**Task brief:** Set down only those lines that fall from the line containing "Write the matplotlib code for this chart." through the line containing "ctl_cov = [[110.3, 0.0], [0.0, 60.5]]", unchanged and without pictures.

**Provided entries:**
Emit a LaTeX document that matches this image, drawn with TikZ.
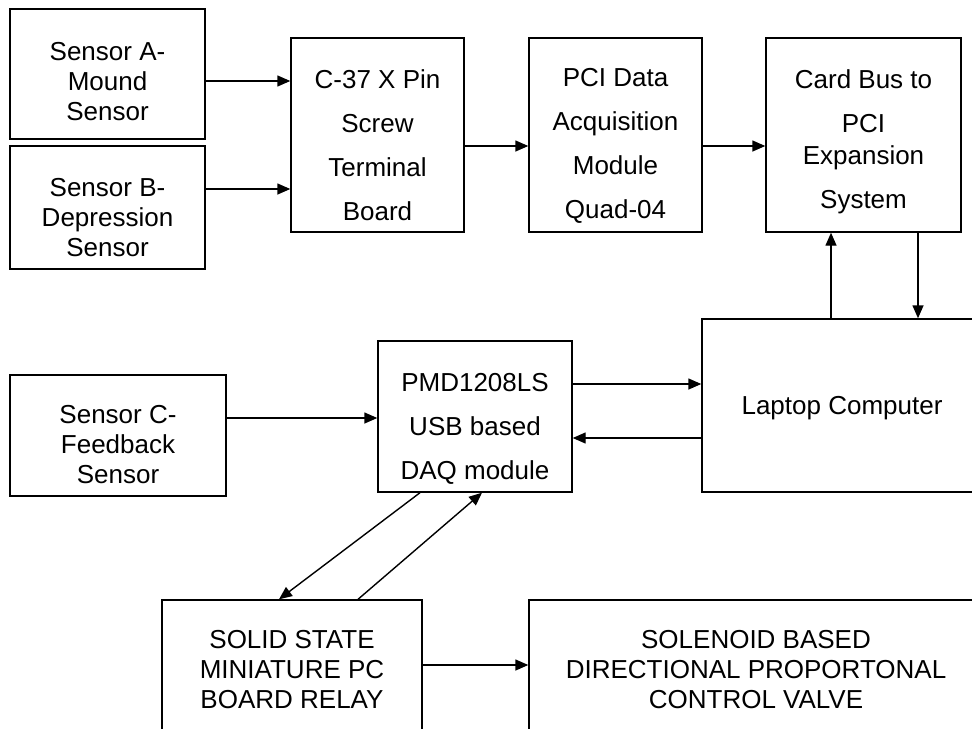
* * *
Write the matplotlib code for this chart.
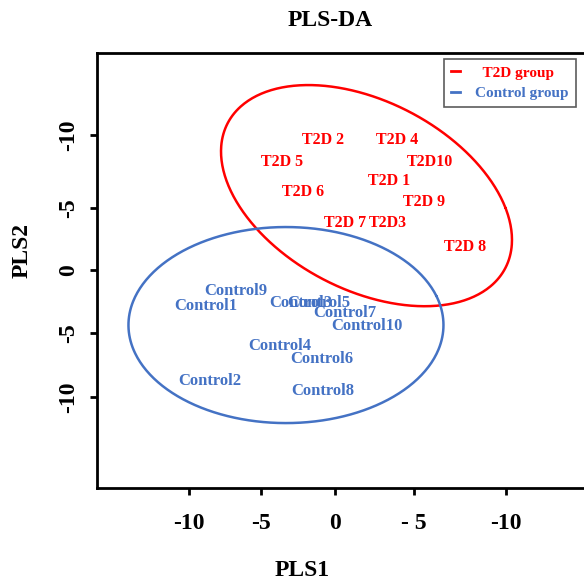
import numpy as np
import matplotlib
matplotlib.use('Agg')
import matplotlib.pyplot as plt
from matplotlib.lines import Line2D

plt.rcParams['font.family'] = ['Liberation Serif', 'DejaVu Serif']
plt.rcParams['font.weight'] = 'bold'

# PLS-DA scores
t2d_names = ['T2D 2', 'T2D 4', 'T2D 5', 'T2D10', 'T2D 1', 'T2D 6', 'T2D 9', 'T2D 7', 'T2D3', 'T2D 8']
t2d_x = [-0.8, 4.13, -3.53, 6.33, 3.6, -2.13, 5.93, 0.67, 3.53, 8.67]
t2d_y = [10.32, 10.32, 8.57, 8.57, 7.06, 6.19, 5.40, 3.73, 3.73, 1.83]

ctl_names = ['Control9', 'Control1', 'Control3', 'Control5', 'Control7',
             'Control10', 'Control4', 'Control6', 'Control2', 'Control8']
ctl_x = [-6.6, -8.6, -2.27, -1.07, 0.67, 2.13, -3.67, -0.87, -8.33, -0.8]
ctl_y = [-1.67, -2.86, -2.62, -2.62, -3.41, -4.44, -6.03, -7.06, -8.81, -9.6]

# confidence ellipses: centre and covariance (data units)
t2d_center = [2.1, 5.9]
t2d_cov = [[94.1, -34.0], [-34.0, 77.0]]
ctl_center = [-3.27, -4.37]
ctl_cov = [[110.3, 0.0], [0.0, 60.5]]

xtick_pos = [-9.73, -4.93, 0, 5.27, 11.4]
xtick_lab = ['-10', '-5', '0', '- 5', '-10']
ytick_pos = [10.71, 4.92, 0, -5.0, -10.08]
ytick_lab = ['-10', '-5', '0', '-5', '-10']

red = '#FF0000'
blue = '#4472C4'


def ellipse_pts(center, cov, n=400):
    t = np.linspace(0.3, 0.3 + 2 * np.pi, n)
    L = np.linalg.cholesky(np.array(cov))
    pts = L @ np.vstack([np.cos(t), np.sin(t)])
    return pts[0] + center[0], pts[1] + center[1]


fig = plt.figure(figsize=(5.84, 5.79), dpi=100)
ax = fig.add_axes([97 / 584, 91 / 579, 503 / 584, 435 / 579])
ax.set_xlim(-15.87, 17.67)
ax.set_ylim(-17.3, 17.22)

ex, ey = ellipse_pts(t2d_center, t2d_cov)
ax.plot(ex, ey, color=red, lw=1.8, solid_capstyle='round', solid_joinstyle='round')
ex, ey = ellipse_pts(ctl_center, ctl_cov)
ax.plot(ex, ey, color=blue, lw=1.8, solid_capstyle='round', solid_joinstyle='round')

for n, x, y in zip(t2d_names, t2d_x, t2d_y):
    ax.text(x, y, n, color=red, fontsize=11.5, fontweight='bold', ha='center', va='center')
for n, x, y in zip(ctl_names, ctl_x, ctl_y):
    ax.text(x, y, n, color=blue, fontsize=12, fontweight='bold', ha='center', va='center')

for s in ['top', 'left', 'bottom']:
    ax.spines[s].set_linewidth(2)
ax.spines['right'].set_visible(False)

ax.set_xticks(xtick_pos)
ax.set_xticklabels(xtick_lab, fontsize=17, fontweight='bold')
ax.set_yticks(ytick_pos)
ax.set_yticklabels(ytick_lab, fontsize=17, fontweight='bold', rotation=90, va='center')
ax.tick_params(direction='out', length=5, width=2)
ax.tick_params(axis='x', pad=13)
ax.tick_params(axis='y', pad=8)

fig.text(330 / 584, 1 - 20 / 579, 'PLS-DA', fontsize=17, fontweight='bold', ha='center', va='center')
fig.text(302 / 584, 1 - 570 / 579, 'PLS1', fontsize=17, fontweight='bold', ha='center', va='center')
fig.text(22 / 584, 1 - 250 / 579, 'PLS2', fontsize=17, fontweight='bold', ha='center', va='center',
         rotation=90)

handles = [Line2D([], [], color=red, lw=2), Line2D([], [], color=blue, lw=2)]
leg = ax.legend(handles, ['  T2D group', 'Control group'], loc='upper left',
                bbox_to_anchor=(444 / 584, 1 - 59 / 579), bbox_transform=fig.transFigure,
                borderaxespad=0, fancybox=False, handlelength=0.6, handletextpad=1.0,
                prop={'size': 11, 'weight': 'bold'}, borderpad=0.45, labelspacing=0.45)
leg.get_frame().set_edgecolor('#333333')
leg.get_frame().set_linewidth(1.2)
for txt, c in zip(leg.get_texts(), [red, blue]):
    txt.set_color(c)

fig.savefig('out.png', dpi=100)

**Answer to the exercise:**
Write the matplotlib code for this chart.
import numpy as np
import matplotlib
matplotlib.use('Agg')
import matplotlib.pyplot as plt
from matplotlib.lines import Line2D

plt.rcParams['font.family'] = ['Liberation Serif', 'DejaVu Serif']
plt.rcParams['font.weight'] = 'bold'

# PLS-DA scores
t2d_names = ['T2D 2', 'T2D 4', 'T2D 5', 'T2D10', 'T2D 1', 'T2D 6', 'T2D 9', 'T2D 7', 'T2D3', 'T2D 8']
t2d_x = [-0.8, 4.13, -3.53, 6.33, 3.6, -2.13, 5.93, 0.67, 3.53, 8.67]
t2d_y = [10.32, 10.32, 8.57, 8.57, 7.06, 6.19, 5.40, 3.73, 3.73, 1.83]

ctl_names = ['Control9', 'Control1', 'Control3', 'Control5', 'Control7',
             'Control10', 'Control4', 'Control6', 'Control2', 'Control8']
ctl_x = [-6.6, -8.6, -2.27, -1.07, 0.67, 2.13, -3.67, -0.87, -8.33, -0.8]
ctl_y = [-1.67, -2.86, -2.62, -2.62, -3.41, -4.44, -6.03, -7.06, -8.81, -9.6]

# confidence ellipses: centre and covariance (data units)
t2d_center = [2.1, 5.9]
t2d_cov = [[94.1, -34.0], [-34.0, 77.0]]
ctl_center = [-3.27, -4.37]
ctl_cov = [[110.3, 0.0], [0.0, 60.5]]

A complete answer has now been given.